On Sun, Mar 09, 2008 at 01:03:39PM -0400, Jared D. McNeill wrote:
> Bernd Ernesti wrote:
> 
> >how can I suspend a sony c1xd with an ACPI kernel?
> >There is no problem to do a supend to disk with a non ACPI kernel while 
> >pressing
> >the Fn-F12 key combination. But it does nothing with a ACPI kernel.
> 
> Please provide the output of 'sysctl hw.acpi.supported_states' to see if 
> the machine supports S3 at all. The NetBSD kernel does not currently 
> support S4.

S0 S1 S3 S4 S5

Hmm, so S4 is suspend to disk and S3 is suspend to RAM, which in my case
is not a solution, because sometime I suspend the notebook for weeks or
months and remove the battery.

> >And the system is very slow, which is easy to understand while looking
> >at the dmesg difference between a non-ACPI and an ACPI kernel:
> >
> >-cpu0: Intel Mobile Pentium II (686-class), 397.02 MHz, id 0x66d
> >+cpu0: Intel Mobile Pentium II (686-class), 112.96 MHz, id 0x66d
> 
> Does the system support Speedstep?

It has some kind of logic to reduce the frequence, but if that is Speedstep ...

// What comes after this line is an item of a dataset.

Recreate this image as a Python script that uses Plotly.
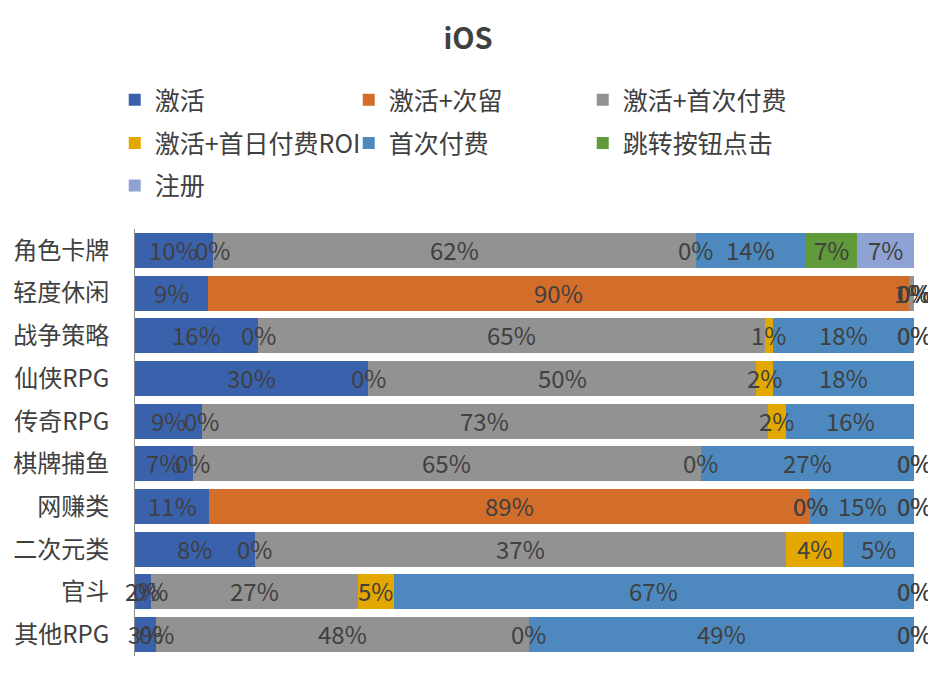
import plotly.graph_objects as go

categories = ["角色卡牌", "轻度休闲", "战争策略", "仙侠RPG", "传奇RPG",
              "棋牌捕鱼", "网赚类", "二次元类", "官斗", "其他RPG"]
series_names = ["激活", "激活+次留", "激活+首次付费", "激活+首日付费ROI",
                "首次付费", "跳转按钮点击", "注册"]

# raw values (percent); the chart stacks them to 100% per category
act       = [10.0, 9.4, 15.8, 30.0, 8.6, 7.4, 11.0, 8.3, 2.0, 2.7]
act_d2    = [0.0, 90.0, 0.0, 0.0, 0.0, 0.0, 89.0, 0.0, 0.0, 0.0]
act_pay   = [62.0, 0.6, 65.0, 50.0, 72.6, 65.0, 0.0, 36.8, 26.6, 47.8]
act_roi   = [0.0, 0.0, 1.0, 2.2, 2.4, 0.0, 0.0, 3.95, 4.6, 0.0]
first_pay = [14.1, 0.0, 18.1, 18.1, 16.4, 27.3, 15.4, 4.9, 66.8, 49.4]
jump      = [6.6, 0.0, 0.0, 0.0, 0.0, 0.0, 0.0, 0.0, 0.0, 0.0]
reg       = [7.3, 0.0, 0.0, 0.0, 0.0, 0.0, 0.0, 0.0, 0.0, 0.0]

series_values = [act, act_d2, act_pay, act_roi, first_pay, jump, reg]
colors = ["#3A62AC", "#D26D2A", "#929292", "#E3A800", "#4D89BE", "#609A3B", "#8FA2D4"]
legend_ids = ["legend", "legend", "legend", "legend2", "legend2", "legend2", "legend3"]

FONT = "Noto Sans CJK SC"
TXT = "#404040"

totals = [sum(s[i] for s in series_values) for i in range(len(categories))]
shares = [[v / totals[i] * 100 for i, v in enumerate(s)] for s in series_values]

fig = go.Figure()
for name, sh, col, lg in zip(series_names, shares, colors, legend_ids):
    fig.add_trace(go.Bar(
        y=categories, x=sh, name=name, orientation="h",
        marker=dict(color=col, line=dict(width=0)),
        textposition="none", legend=lg, hoverinfo="skip",
    ))

# data labels at segment centres (Excel-style, raw values shown)
for i, cat in enumerate(categories):
    cum = 0.0
    for s_raw, sh in zip(series_values, shares):
        fig.add_annotation(
            x=cum + sh[i] / 2, y=cat, xref="x", yref="y",
            text=f"{s_raw[i]:.0f}%", showarrow=False, yshift=1,
            font=dict(family=FONT, size=24, color=TXT),
        )
        cum += sh[i]

# page body has an 8px margin, so the figure is 8px smaller and shifted
W, H = 928, 670
leg_common = dict(orientation="h", xref="paper", yref="paper", x=-0.026,
                  xanchor="left", yanchor="middle", entrywidth=189,
                  entrywidthmode="pixels", traceorder="normal",
                  font=dict(family=FONT, size=25, color=TXT),
                  bgcolor="rgba(0,0,0,0)", itemclick=False)

fig.update_layout(
    width=W, height=H,
    margin=dict(l=127, r=22, t=221, b=22),
    barmode="stack", bargap=0.18,
    plot_bgcolor="white", paper_bgcolor="white",
    font=dict(family=FONT, size=24, color=TXT),
    title=dict(text="<b>iOS</b>", x=(468 - 8) / W, xref="container", xanchor="center",
               y=1 - 31 / H, yref="container", yanchor="middle",
               font=dict(family=FONT, size=29, color=TXT)),
    xaxis=dict(range=[0, 100], visible=False, fixedrange=True),
    yaxis=dict(autorange="reversed", showline=True, linecolor="#8C8C8C", linewidth=1,
               ticks="", ticklabelstandoff=20, showgrid=False, automargin=False,
               tickfont=dict(family=FONT, size=24, color=TXT)),
    legend=dict(**leg_common, y=1.302),
    legend2=dict(**leg_common, y=1.201),
    legend3=dict(**leg_common, y=1.101),
    showlegend=True,
)

fig.write_html("out.html")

> >And I get this warning while inserting the network card:
> >
> >tlp0: WARNING: powerhook_establish is deprecated
> 
> tlp needs to be converted to PMF before the system will attempt to suspend.

I can test patches, but converting it to PMF is not what I can do at the
moment.

> >Not to mention the other warnings:
> >
> >WARNING: can't reserve area for I/O APIC.
> 
> This system is probably too old to have an I/O APIC, I wouldn't worry 
> about it.

Ok.

> >acpi_pci_link: WARNING: powerhook_establish is deprecated
> >acpi_pci_link: WARNING: powerhook_establish is deprecated
> >acpi_pci_link: WARNING: powerhook_establish is deprecated
> >acpi_pci_link: WARNING: powerhook_establish is deprecated
> 
> Again, these need to be converted to PMF. ioapic handles capturing and 
> restoring IRQ routing on modern laptops, but we need to use 
> acpi_pci_link on older ones. Our acpi_pci_link code doesn't attach as a 
> device driver to the ACPI device nodes as it should, and PMF needs a 
> device_t to be associated with a power handler.
> 
> You might want to capture/restore this state in acpi's PMF handler 
> directly as a workaround.

I would do if I had an idea what I should do here.

It seems that a non acpi kernel let me do a suspend to disk, but the states
are horrible messed up, so I get pci errors from the kernel (or bios?).

I will open two prs, one for tlp and one for the acpi_pci_link warnings.